KEY POINTS:
A person has apologised for hacking an nzherald.co.nz poll on the state of freedom and free speech in New Zealand, wildly changing the result.
The result of the poll - asking "Is NZ becoming a less free and democratic country?" - was running at about 80 per cent "yes".
But at 3pm, it switched and a massive majority now said "no".
The poll was pulled and nzherald.co.nz's technical team has established that a single hacker managed to vote more than 5000 times in a period of about 10 minutes.
The poll was prompted by the Herald's campaign to have the Electoral Finance Bill, which opponents argue will limit freedom of speech, scrapped.
A person identifying themselves as an Auckland teen who is interested in politics contacted the Herald by email and phone this afternoon. He admitted that he had changed the results and apologised for distorting debate.
The Herald was able to confirm details to ascertain he was the hacker.
In an email he wrote: "I am a teen who is deeply involved in politics and I was quite angry that the Herald yesterday had bagged the PM.
"I tried to change the vote, thinking the poll as being merely a 'fun guide' to opinion. I was wrong and feel completely embarassed by my mistake."
He also said: "I see that it is not funny, as I thought it was yesterday."
The hacker was using a dynamic xtra IP address - 222.152.66.116. (The "reverse lookup" is 222-152-66-116.jetstream.xtra.co.nz.)
Security measures are now being taken to prevent a repeat.
The corrected poll - giving the hacker one vote as a nod to democracy - reads like this: 3259 votes cast in total, 81 percent of people (2626 votes)said yes, NZ is becoming less free and democratic but 19 percent (633 votes) disagreed.
We have given the hacker one No vote.
Tim Lockie, general manager for technology at nzherald.co.nz's owners APN Online, said today: "We"re currently upgrading the NZ Herald Online publishing system to prevent the online poll from being manipulated.

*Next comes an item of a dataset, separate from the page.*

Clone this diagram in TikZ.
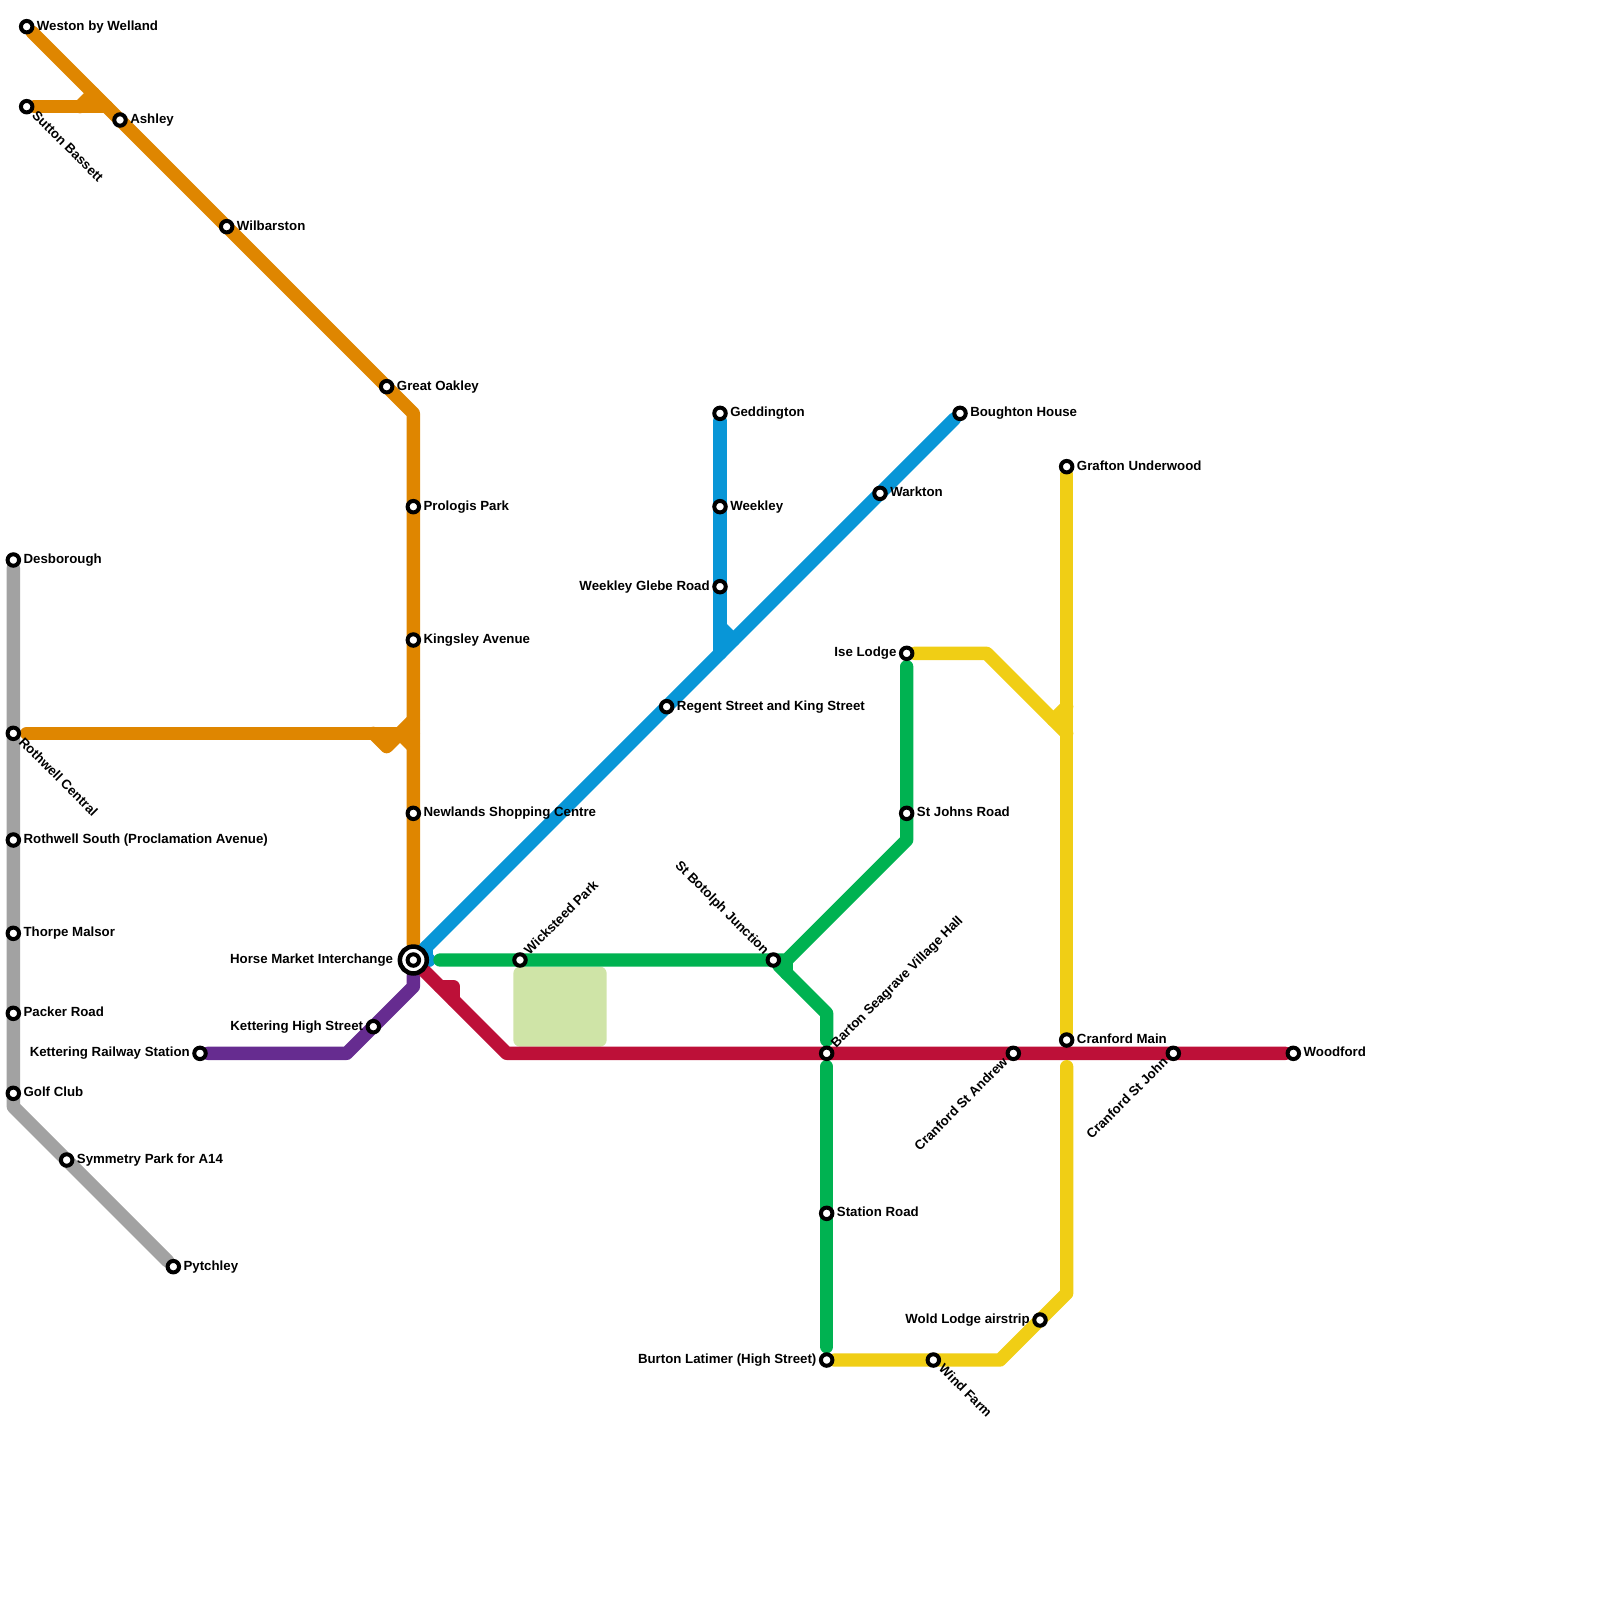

"In the future, the system will block computer programs which automatically submit thousands of false 'votes' to the poll."
Discussion of the Herald's election bill campaign on the blogosphere:
The Electoral Finance Bill and the Herald's opposition to it has split the blogosphere.
The Herald's Your Views section is running hot on the discussion. Read it here.
The Standard, a blog for the New Zealand labour movement, is running various posts.
On the Herald's front page newspaper editorial criticising the bill, it says: "It looks like the Herald tried its best to break National's anti-EFB campaign out of the beltway and into the public arena, but they stuffed it by making their bias too blatant."
The No Right Turn blog concentrates on the bill itself. "So, the Herald thinks that the government's Electoral Finance Bill (due back from committee any day now) is an attack on democracy. I disagree. The real "attack on democracy" comes not from the bill, but from an existing regime which allows rich parties with rich mates to ignore disclosure requirements and circumvent spending limits - effectively allowing them to sell policy and buy power."
Kiwiblog's David Farrar comes out for the Herald stance.
"Well done to the NZ Herald for making it front page. These bills do matter, they do fundamentally skew our democratic framework. They are the sort of laws, which if passed overseas, we would condemn."
The Herald's main competitors, Fairfax-owned newspapers and websites, carry differing views.
A Dominion-Post editorial opposes the intent of the Electoral Finance Bill, calling it "outrageous".
The paper says: "Though Miss Clark intimated recently that the Electoral Finance Bill would be redrafted, its provisions on third-party funding seem likely to remain. That means that trade unions, the Exclusive Brethren and charities seeking, for example, higher payments to the disabled will find their freedom of speech stifled from January 1 till the morning after election day.
"It is incredible that any social democrat party would countenance such a move but when a party faces possible defeat, it can elevate ambition over ethics. Miss Clark seems to be calculating that the public interest in election spending is over - that, while voters got seriously angry in 2006, this latest row will be an overnight wonder.
National needs to ensure she is wrong."
But curiously a political blogger on Fairfax's stuff.co.nz, Colin Espiner, claims the opposition to the bill is overstated: "From the hue and cry over this legislation you'd think Labour was trying to introduce the black plague."